> _Stated goal_: Type out the complete listing below word for word, without its pictures.

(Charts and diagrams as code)
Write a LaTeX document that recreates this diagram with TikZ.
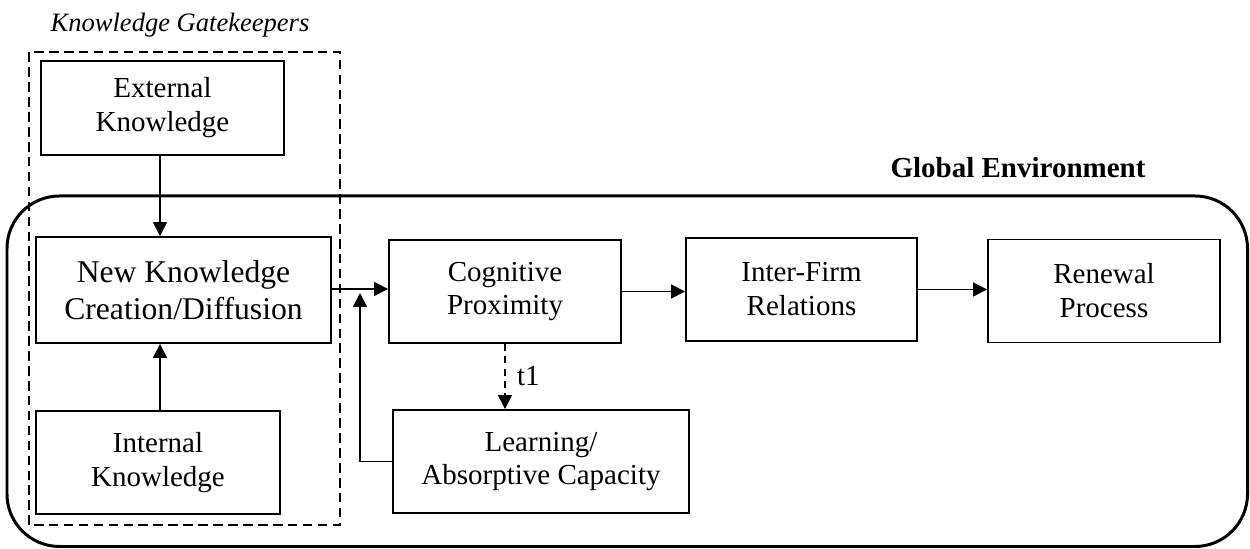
\documentclass[tikz,border=0pt]{standalone}
\usepackage{fontspec}
\setmainfont{Liberation Serif}
\usetikzlibrary{arrows.meta}
\definecolor{KGLine}{HTML}{000000}
\tikzset{
  kgbox/.style={draw=KGLine,line width=1.1pt,align=center,inner sep=0pt,font=\fontsize{16.5}{19.3}\selectfont},
  kgarrow/.style={draw=KGLine,line width=1pt,-{Triangle[length=0.28cm,width=0.28cm]}}
}

\begin{document}
\begin{tikzpicture}[x=1cm,y=1cm]
\path[use as bounding box] (0,0) rectangle (25.00,10.98);
\draw[KGLine,line width=1.7pt,rounded corners=1.05cm] (0.14,0.05) rectangle (24.95,7.06);
\draw[KGLine,line width=1.1pt,dash pattern=on 5.5pt off 3pt] (0.58,0.48) rectangle (6.80,9.94);
\node[font=\fontsize{15.1}{17}\selectfont\itshape] (gatekeepers) at (3.60,10.48) {Knowledge Gatekeepers};
\node[font=\fontsize{16.5}{19}\selectfont\bfseries] (globalenv) at (20.36,7.62) {Global Environment};
\node[kgbox,minimum width=4.86cm,minimum height=1.88cm] (ext) at (3.25,8.82) {External\\Knowledge};
\node[kgbox,minimum width=5.90cm,minimum height=2.12cm,font=\fontsize{18}{21}\selectfont] (new) at (3.67,5.18) {New Knowledge\\Creation/Diffusion};
\node[kgbox,minimum width=4.88cm,minimum height=2.06cm] (int) at (3.16,1.73) {Internal\\Knowledge};
\node[kgbox,minimum width=4.64cm,minimum height=2.06cm] (cog) at (10.10,5.15) {Cognitive\\Proximity};
\node[kgbox,minimum width=5.92cm,minimum height=2.06cm] (learn) at (10.82,1.75) {Learning/\\Absorptive Capacity};
\node[kgbox,minimum width=4.62cm,minimum height=2.06cm] (firm) at (16.03,5.19) {Inter-Firm\\Relations};
\node[kgbox,minimum width=4.64cm,minimum height=2.06cm] (renew) at (22.08,5.16) {Renewal\\Process};
\coordinate (fbend) at (7.20,5.12);
\draw[kgarrow] (ext.south -| 3.20,0) -- (new.north -| 3.20,0);
\draw[kgarrow] (int.north -| 3.20,0) -- (new.south -| 3.20,0);
\draw[kgarrow] ([yshift=0.02cm]new.east) -- ([yshift=0.02cm]new.east -| cog.west);
\draw[kgarrow] (cog.east) -- (cog.east -| firm.west);
\draw[kgarrow] (firm.east) -- (firm.east -| renew.west);
\draw[kgarrow,dash pattern=on 4pt off 3pt] (cog.south) -- node[right,font=\fontsize{16.5}{18}\selectfont,xshift=3pt] (tone) {t1} (cog.south |- learn.north);
\draw[kgarrow] (learn.west) -| (fbend);
\end{tikzpicture}
\end{document}
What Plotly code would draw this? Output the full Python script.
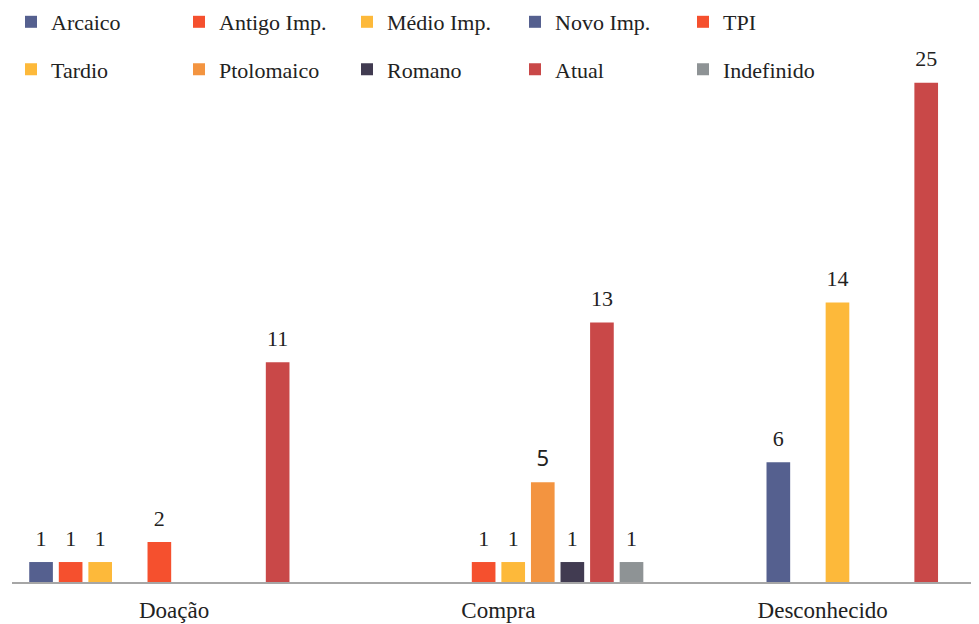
import plotly.graph_objects as go

categories = ["Doação", "Compra", "Desconhecido"]
series_names = ["Arcaico", "Antigo Imp.", "Médio Imp.", "Novo Imp.", "TPI",
                "Tardio", "Ptolomaico", "Romano", "Atual", "Indefinido"]
arcaico = [1, None, None]
antigo_imp = [1, None, None]
medio_imp = [1, None, None]
novo_imp = [None, None, 6]
tpi = [2, 1, None]
tardio = [None, 1, 14]
ptolomaico = [None, 5, None]
romano = [None, 1, None]
atual = [11, 13, 25]
indefinido = [None, 1, None]

values = [arcaico, antigo_imp, medio_imp, novo_imp, tpi,
          tardio, ptolomaico, romano, atual, indefinido]
colors = ["#55608F", "#F5502E", "#FDB93A", "#55608F", "#F5502E",
          "#FDB93A", "#F39440", "#413B51", "#C94848", "#8E9395"]

FONT = "Liberation Serif"
SANS = "Noto Sans"
W, H = 971, 616

fig = go.Figure()
for i, (name, vals, col) in enumerate(zip(series_names, values, colors)):
    fig.add_trace(go.Bar(
        name=name, x=categories, y=vals, marker=dict(color=col, line=dict(width=0)),
        offsetgroup=str(i), legend="legend" if i < 5 else "legend2",
    ))
for i, (name, vals) in enumerate(zip(series_names, values)):
    fams = [(SANS if (name == "Ptolomaico" and v == 5) else FONT) for v in vals]
    fig.add_trace(go.Scatter(
        x=categories, y=vals, mode="markers+text", offsetgroup=str(i),
        text=[("" if v is None else str(v)) for v in vals],
        textposition="top center",
        textfont=dict(family=fams, size=22, color="#222222"),
        marker=dict(size=16, opacity=0), showlegend=False, hoverinfo="skip",
        cliponaxis=False,
    ))

fig.update_layout(
    width=W, height=H,
    margin=dict(l=3.5, r=0, t=32, b=42.3, autoexpand=False),
    paper_bgcolor="white", plot_bgcolor="white",
    barmode="group", bargap=0.088, bargroupgap=0.2,
    scattermode="group", scattergap=0.088,
    font=dict(family=FONT, size=22, color="#222222"),
    xaxis=dict(range=[-0.5, 2.482], showline=True, linecolor="#A6A6A6", linewidth=1.5,
               ticks="", showgrid=False, tickfont=dict(family=FONT, size=23),
               ticklabelstandoff=7),
    yaxis=dict(range=[0, 27.14], visible=False, showgrid=False),
    legend=dict(orientation="h", xref="container", yref="container",
                x=3/W, y=1-14/H, xanchor="left", yanchor="middle",
                entrywidth=123, entrywidthmode="pixels", font=dict(family=FONT, size=22),
                bgcolor="rgba(0,0,0,0)", itemclick=False),
    legend2=dict(orientation="h", xref="container", yref="container",
                 x=3/W, y=1-61.5/H, xanchor="left", yanchor="middle",
                 entrywidth=123, entrywidthmode="pixels", font=dict(family=FONT, size=22),
                 bgcolor="rgba(0,0,0,0)", itemclick=False),
)
fig.write_html("out.html")
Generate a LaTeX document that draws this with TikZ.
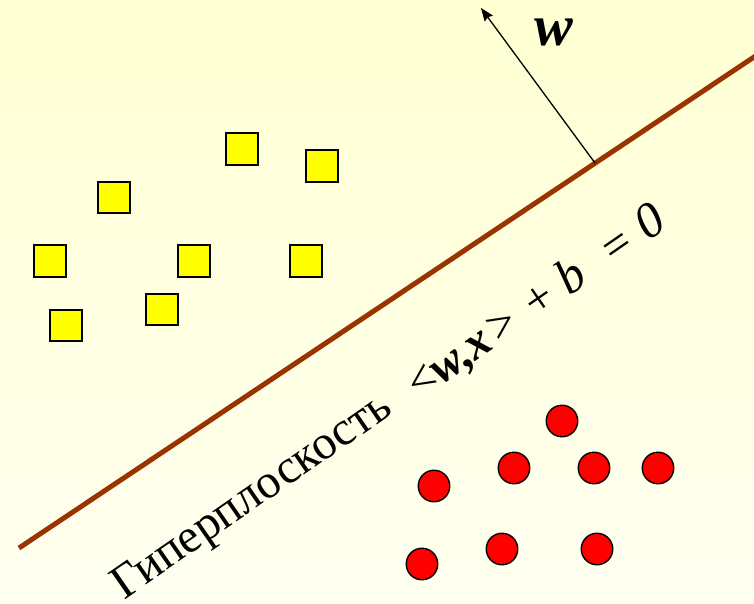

> _Written solution_:
Write a LaTeX document that recreates this diagram with TikZ.
\documentclass[tikz,border=0pt]{standalone}
\usepackage{fontspec}
\setmainfont{Liberation Serif}
\usetikzlibrary{arrows.meta}
\definecolor{KGLine}{HTML}{000000}
\tikzset{
  kgbox/.style={draw=KGLine,line width=1.1pt,align=center,inner sep=0pt,font=\fontsize{16.5}{19.3}\selectfont},
  kgarrow/.style={draw=KGLine,line width=1pt,-{Triangle[length=0.28cm,width=0.28cm]}}
}

\begin{document}
\begin{tikzpicture}[x=1cm,y=1cm]
\path[use as bounding box] (0,0) rectangle (25.00,10.98);
\draw[KGLine,line width=1.7pt,rounded corners=1.05cm] (0.14,0.05) rectangle (24.95,7.06);
\draw[KGLine,line width=1.1pt,dash pattern=on 5.5pt off 3pt] (0.58,0.48) rectangle (6.80,9.94);
\node[font=\fontsize{15.1}{17}\selectfont\itshape] (gatekeepers) at (3.60,10.48) {Knowledge Gatekeepers};
\node[font=\fontsize{16.5}{19}\selectfont\bfseries] (globalenv) at (20.36,7.62) {Global Environment};
\node[kgbox,minimum width=4.86cm,minimum height=1.88cm] (ext) at (3.25,8.82) {External\\Knowledge};
\node[kgbox,minimum width=5.90cm,minimum height=2.12cm,font=\fontsize{18}{21}\selectfont] (new) at (3.67,5.18) {New Knowledge\\Creation/Diffusion};
\node[kgbox,minimum width=4.88cm,minimum height=2.06cm] (int) at (3.16,1.73) {Internal\\Knowledge};
\node[kgbox,minimum width=4.64cm,minimum height=2.06cm] (cog) at (10.10,5.15) {Cognitive\\Proximity};
\node[kgbox,minimum width=5.92cm,minimum height=2.06cm] (learn) at (10.82,1.75) {Learning/\\Absorptive Capacity};
\node[kgbox,minimum width=4.62cm,minimum height=2.06cm] (firm) at (16.03,5.19) {Inter-Firm\\Relations};
\node[kgbox,minimum width=4.64cm,minimum height=2.06cm] (renew) at (22.08,5.16) {Renewal\\Process};
\coordinate (fbend) at (7.20,5.12);
\draw[kgarrow] (ext.south -| 3.20,0) -- (new.north -| 3.20,0);
\draw[kgarrow] (int.north -| 3.20,0) -- (new.south -| 3.20,0);
\draw[kgarrow] ([yshift=0.02cm]new.east) -- ([yshift=0.02cm]new.east -| cog.west);
\draw[kgarrow] (cog.east) -- (cog.east -| firm.west);
\draw[kgarrow] (firm.east) -- (firm.east -| renew.west);
\draw[kgarrow,dash pattern=on 4pt off 3pt] (cog.south) -- node[right,font=\fontsize{16.5}{18}\selectfont,xshift=3pt] (tone) {t1} (cog.south |- learn.north);
\draw[kgarrow] (learn.west) -| (fbend);
\end{tikzpicture}
\end{document}
What Plotly code would draw this? Output the full Python script.
import plotly.graph_objects as go

categories = ["Doação", "Compra", "Desconhecido"]
series_names = ["Arcaico", "Antigo Imp.", "Médio Imp.", "Novo Imp.", "TPI",
                "Tardio", "Ptolomaico", "Romano", "Atual", "Indefinido"]
arcaico = [1, None, None]
antigo_imp = [1, None, None]
medio_imp = [1, None, None]
novo_imp = [None, None, 6]
tpi = [2, 1, None]
tardio = [None, 1, 14]
ptolomaico = [None, 5, None]
romano = [None, 1, None]
atual = [11, 13, 25]
indefinido = [None, 1, None]

values = [arcaico, antigo_imp, medio_imp, novo_imp, tpi,
          tardio, ptolomaico, romano, atual, indefinido]
colors = ["#55608F", "#F5502E", "#FDB93A", "#55608F", "#F5502E",
          "#FDB93A", "#F39440", "#413B51", "#C94848", "#8E9395"]

FONT = "Liberation Serif"
SANS = "Noto Sans"
W, H = 971, 616

fig = go.Figure()
for i, (name, vals, col) in enumerate(zip(series_names, values, colors)):
    fig.add_trace(go.Bar(
        name=name, x=categories, y=vals, marker=dict(color=col, line=dict(width=0)),
        offsetgroup=str(i), legend="legend" if i < 5 else "legend2",
    ))
for i, (name, vals) in enumerate(zip(series_names, values)):
    fams = [(SANS if (name == "Ptolomaico" and v == 5) else FONT) for v in vals]
    fig.add_trace(go.Scatter(
        x=categories, y=vals, mode="markers+text", offsetgroup=str(i),
        text=[("" if v is None else str(v)) for v in vals],
        textposition="top center",
        textfont=dict(family=fams, size=22, color="#222222"),
        marker=dict(size=16, opacity=0), showlegend=False, hoverinfo="skip",
        cliponaxis=False,
    ))

fig.update_layout(
    width=W, height=H,
    margin=dict(l=3.5, r=0, t=32, b=42.3, autoexpand=False),
    paper_bgcolor="white", plot_bgcolor="white",
    barmode="group", bargap=0.088, bargroupgap=0.2,
    scattermode="group", scattergap=0.088,
    font=dict(family=FONT, size=22, color="#222222"),
    xaxis=dict(range=[-0.5, 2.482], showline=True, linecolor="#A6A6A6", linewidth=1.5,
               ticks="", showgrid=False, tickfont=dict(family=FONT, size=23),
               ticklabelstandoff=7),
    yaxis=dict(range=[0, 27.14], visible=False, showgrid=False),
    legend=dict(orientation="h", xref="container", yref="container",
                x=3/W, y=1-14/H, xanchor="left", yanchor="middle",
                entrywidth=123, entrywidthmode="pixels", font=dict(family=FONT, size=22),
                bgcolor="rgba(0,0,0,0)", itemclick=False),
    legend2=dict(orientation="h", xref="container", yref="container",
                 x=3/W, y=1-61.5/H, xanchor="left", yanchor="middle",
                 entrywidth=123, entrywidthmode="pixels", font=dict(family=FONT, size=22),
                 bgcolor="rgba(0,0,0,0)", itemclick=False),
)
fig.write_html("out.html")
Generate a LaTeX document that draws this with TikZ.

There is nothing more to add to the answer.